For many who connect daily online via blogs, twitter, the new Google + and more we know the value of these online connections. The online connections empower us to learn, to work, to grow to connect with others. At best with online connections we also have the opportunity to enrich the lives of others, to empower them.
In fact we may find that the value of online connections is recreated daily. The ‘always on’ characteristic of the internet can beckon us to explore and connect in new ways everyday.

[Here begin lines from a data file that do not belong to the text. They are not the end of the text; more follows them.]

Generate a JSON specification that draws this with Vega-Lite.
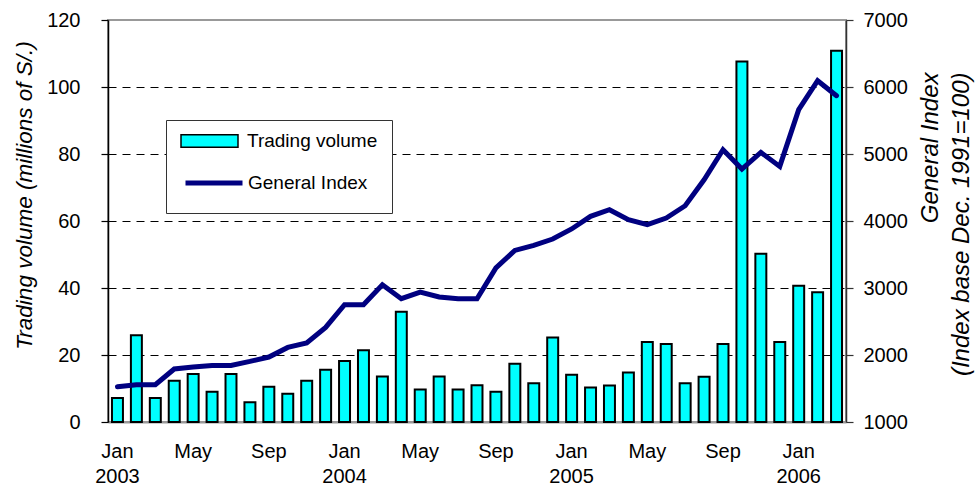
{
  "$schema": "https://vega.github.io/schema/vega-lite/v6.json",
  "width": 738,
  "height": 402,
  "autosize": {"type": "none"},
  "padding": {"left": 108, "top": 20, "right": 132, "bottom": 69},
  "background": "white",
  "config": {
    "font": "Liberation Sans",
    "view": {"stroke": "#999999", "strokeWidth": 2},
    "axis": {
      "labelFont": "Liberation Sans",
      "titleFont": "Liberation Sans",
      "labelColor": "black",
      "titleColor": "black",
      "labelFontSize": 20,
      "titleFontSize": 22.5,
      "titleFontStyle": "italic",
      "titleFontWeight": "normal"
    },
    "legend": {"labelFont": "Liberation Sans", "labelColor": "black", "labelFontSize": 19, "titleFont": "Liberation Sans"}
  },
  "data": {
    "values": [
      {"date": "2003-01", "vol": 7.2, "idx": 1525},
      {"date": "2003-02", "vol": 25.9, "idx": 1557},
      {"date": "2003-03", "vol": 7.2, "idx": 1557},
      {"date": "2003-04", "vol": 12.3, "idx": 1791},
      {"date": "2003-05", "vol": 14.3, "idx": 1821},
      {"date": "2003-06", "vol": 9.0, "idx": 1845},
      {"date": "2003-07", "vol": 14.3, "idx": 1845},
      {"date": "2003-08", "vol": 5.9, "idx": 1904},
      {"date": "2003-09", "vol": 10.5, "idx": 1970},
      {"date": "2003-10", "vol": 8.4, "idx": 2113},
      {"date": "2003-11", "vol": 12.3, "idx": 2179},
      {"date": "2003-12", "vol": 15.6, "idx": 2412},
      {"date": "2004-01", "vol": 18.2, "idx": 2751},
      {"date": "2004-02", "vol": 21.4, "idx": 2751},
      {"date": "2004-03", "vol": 13.6, "idx": 3049},
      {"date": "2004-04", "vol": 32.9, "idx": 2840},
      {"date": "2004-05", "vol": 9.7, "idx": 2940},
      {"date": "2004-06", "vol": 13.6, "idx": 2866},
      {"date": "2004-07", "vol": 9.7, "idx": 2840},
      {"date": "2004-08", "vol": 11.0, "idx": 2840},
      {"date": "2004-09", "vol": 9.0, "idx": 3299},
      {"date": "2004-10", "vol": 17.4, "idx": 3561},
      {"date": "2004-11", "vol": 11.6, "idx": 3636},
      {"date": "2004-12", "vol": 25.2, "idx": 3731},
      {"date": "2005-01", "vol": 14.1, "idx": 3881},
      {"date": "2005-02", "vol": 10.3, "idx": 4069},
      {"date": "2005-03", "vol": 10.9, "idx": 4169},
      {"date": "2005-04", "vol": 14.8, "idx": 4019},
      {"date": "2005-05", "vol": 23.9, "idx": 3945},
      {"date": "2005-06", "vol": 23.3, "idx": 4045},
      {"date": "2005-07", "vol": 11.6, "idx": 4228},
      {"date": "2005-08", "vol": 13.5, "idx": 4616},
      {"date": "2005-09", "vol": 23.3, "idx": 5064},
      {"date": "2005-10", "vol": 107.6, "idx": 4776},
      {"date": "2005-11", "vol": 50.2, "idx": 5024},
      {"date": "2005-12", "vol": 23.9, "idx": 4815},
      {"date": "2006-01", "vol": 40.7, "idx": 5661},
      {"date": "2006-02", "vol": 38.7, "idx": 6094},
      {"date": "2006-03", "vol": 110.8, "idx": 5870}
    ]
  },
  "layer": [
    {
      "mark": {"type": "bar", "stroke": "black", "strokeWidth": 2},
      "encoding": {
        "x": {
          "field": "date",
          "type": "ordinal",
          "sort": null,
          "scale": {"paddingInner": 0.42, "paddingOuter": 0.21},
          "axis": {
            "title": null,
            "ticks": false,
            "labelAngle": 0,
            "labelPadding": 19,
            "labelLineHeight": 25,
            "labelBaseline": "top",
            "labelOverlap": false,
            "domainColor": "#999999",
            "domainWidth": 2,
            "labelExpr": "substring(datum.value,5,7)=='01' ? ['Jan', substring(datum.value,0,4)] : substring(datum.value,5,7)=='05' ? 'May' : substring(datum.value,5,7)=='09' ? 'Sep' : ''"
          }
        },
        "y": {
          "field": "vol",
          "type": "quantitative",
          "scale": {"domain": [0, 120], "nice": false},
          "axis": {
            "values": [0, 20, 40, 60, 80, 100, 120],
            "title": "Trading volume  (millions of S/.)",
            "domainColor": "black",
            "domainWidth": 1.5,
            "tickColor": "black",
            "tickSize": 7,
            "tickWidth": 1.2,
            "labelPadding": 21,
            "grid": true,
            "gridColor": "black",
            "gridDash": [8, 6],
            "gridWidth": 1,
            "gridOpacity": {"condition": {"test": "datum.value === 0 || datum.value === 120", "value": 0}, "value": 1},
            "titleX": -84,
            "titleY": 175,
            "titleAlign": "center",
            "titleBaseline": "middle",
            "titleAngle": -90
          }
        },
        "color": {
          "datum": "Trading volume",
          "type": "nominal",
          "scale": {"domain": ["Trading volume"], "range": ["#00FFFF"]},
          "legend": {
            "orient": "none",
            "legendX": 58,
            "legendY": 100,
            "title": " ",
            "titleOrient": "bottom",
            "titleFontSize": 20,
            "titlePadding": 28,
            "direction": "vertical",
            "fillColor": "white",
            "strokeColor": "#333333",
            "padding": 14,
            "symbolType": "M-1,-0.22H1V0.22H-1Z",
            "symbolSize": 3249,
            "symbolStrokeColor": "black",
            "symbolStrokeWidth": 1.5,
            "symbolFillColor": "#00FFFF",
            "clipHeight": 14,
            "labelOffset": 8,
            "zindex": 1
          }
        }
      }
    },
    {
      "mark": {"type": "line", "strokeWidth": 5, "strokeCap": "round"},
      "encoding": {
        "x": {"field": "date", "type": "ordinal", "sort": null},
        "y": {
          "field": "idx",
          "type": "quantitative",
          "scale": {"domain": [1000, 7000], "nice": false},
          "axis": {
            "orient": "right",
            "values": [1000, 2000, 3000, 4000, 5000, 6000, 7000],
            "format": "d",
            "title": ["General Index", "(Index base Dec. 1991=100)"],
            "titleFontSize": 24,
            "domainColor": "#333333",
            "domainWidth": 1.5,
            "tickColor": "#333333",
            "tickSize": 7,
            "tickWidth": 1.2,
            "labelPadding": 10,
            "grid": false,
            "titleAngle": -90,
            "titleX": 84,
            "titleY": 52,
            "titleAlign": "right",
            "titleBaseline": "middle",
            "titleLineHeight": 31
          }
        },
        "color": {
          "datum": "General Index",
          "type": "nominal",
          "scale": {"domain": ["General Index"], "range": ["#000080"]},
          "legend": {
            "orient": "none",
            "legendX": 75,
            "legendY": 153,
            "title": null,
            "direction": "vertical",
            "padding": 0,
            "symbolType": "stroke",
            "symbolSize": 3249,
            "symbolStrokeColor": "#000080",
            "symbolStrokeWidth": 5,
            "clipHeight": 20,
            "labelOffset": 3,
            "zindex": 2
          }
        }
      }
    }
  ],
  "resolve": {"scale": {"y": "independent", "color": "independent"}, "legend": {"color": "independent"}}
}
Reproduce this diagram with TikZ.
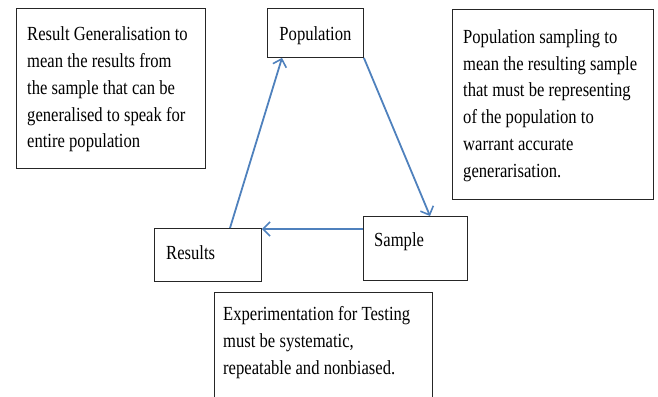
\documentclass[tikz,border=0pt]{standalone}
\usepackage{fontspec}
\setmainfont{Liberation Serif}[FakeStretch=0.83]
\usetikzlibrary{arrows.meta,calc}
\definecolor{arrowblue}{RGB}{79,129,189}
\newcommand{\diagfont}{\fontsize{20}{26.8}\selectfont\spaceskip=4.2pt plus 1pt minus 1pt\relax}
\begin{document}
\begin{tikzpicture}[x=1pt,y=-1pt,
  every node/.style={font=\diagfont},
  boxed/.style={draw=black!85,line width=0.9pt,anchor=north west,inner sep=0pt},
  txt/.style={inner sep=0pt,align=left},
  arr/.style={draw=arrowblue,line width=1.8pt,-{Straight Barb[length=7pt,width=14pt,line width=1.6pt]}}]
\useasboundingbox (0,0) rectangle (658,396);
\clip (0,0) rectangle (658,396);
% top-left box
\node[boxed,minimum width=189pt,minimum height=160pt] (gen) at (16,8) {};
\node[txt,anchor=west] (gentxt) at ([xshift=11pt,yshift=-1pt]gen.west)
  {Result Generalisation to\\mean the results from\\the sample that can be\\generalised to speak for\\entire population};
% top-right box
\node[boxed,minimum width=201pt,minimum height=190pt] (sampnote) at (452,9) {};
\node[txt,anchor=west] (sampnotetxt) at ([xshift=11pt,yshift=-1pt]sampnote.west)
  {Population sampling to\\mean the resulting sample\\that must be representing\\of the population to\\warrant accurate\\generarisation.};
% population
\node[boxed,minimum width=96pt,minimum height=49pt] (pop) at (267,8) {};
\node[txt,anchor=base] (poptxt) at ([yshift=-7.5pt]pop.center) {Population};
% results
\node[boxed,minimum width=107pt,minimum height=53pt] (res) at (154,228) {};
\node[txt,anchor=base west] (restxt) at (166,259) {Results};
% sample
\node[boxed,minimum width=104pt,minimum height=64pt] (samp) at (363,216) {};
\node[txt,anchor=base west] (samptxt) at (374,246) {Sample};
% experiment box
\node[boxed,minimum width=218pt,minimum height=120pt] (exp) at (214,292) {};
\node[txt,anchor=north west] (exptxt) at (223,306.3)
  {Experimentation for Testing\\must be systematic,\\repeatable and nonbiased.};
% arrows
\draw[arr] (pop.south east) -- ([xshift=67pt]samp.north west);
\draw[arr] ([yshift=-13pt]samp.north west) -- ([yshift=-1pt]res.north east);
\draw[arr] ([xshift=76pt]res.north west) -- ([xshift=15pt]pop.south west);
\end{tikzpicture}
\end{document}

I recently returned from a vacation where I ‘unplugged’ almost entirely. No computer. Little cell phone access. Spotty email connectivity. To get email, I had to go to the main lobby ( a bit out of the way) and connect to the hotel wifi. Though I did this at least once daily, I stayed largely unconnected. In addition, the group I traveled with left our phones off for the most part. We were a bit surprised to find that we didn’t miss them at all. We did not have trouble meeting up for meals or walks on the beach. We managed to communicate easily without calling and texting with our cell phones.
What struck me also was that we did not see people walking around looking at their phones, talking on the phone or peeking at cell phones during face to face conversation. Cell phone use has become constant so that was something to note.
I did bring my digital camera (Canon S95) and had my Iphone camera handy too. I was able to capture some beautiful photos such as the one shown above. I look forward to sharing photos online.
Did I long to read twitter stream, TechCrunch, and more? Did I wonder what I was missing? Just a bit. It would all be there when we returned. There is a time for that just as there is a time to ‘sit unplugged’ and renew, re-energize and re-connect in meaningful ways.
In short though, unplugging for a short time was wonderful. Sitting unplugged for me allowed more time for seeing the sun set, enjoying time with others, praying and reflecting on the many blessings in my life and taking photos to record memories.
There is a time for everything, and a season for every activity under heaven (Ecclesiastes 3:1).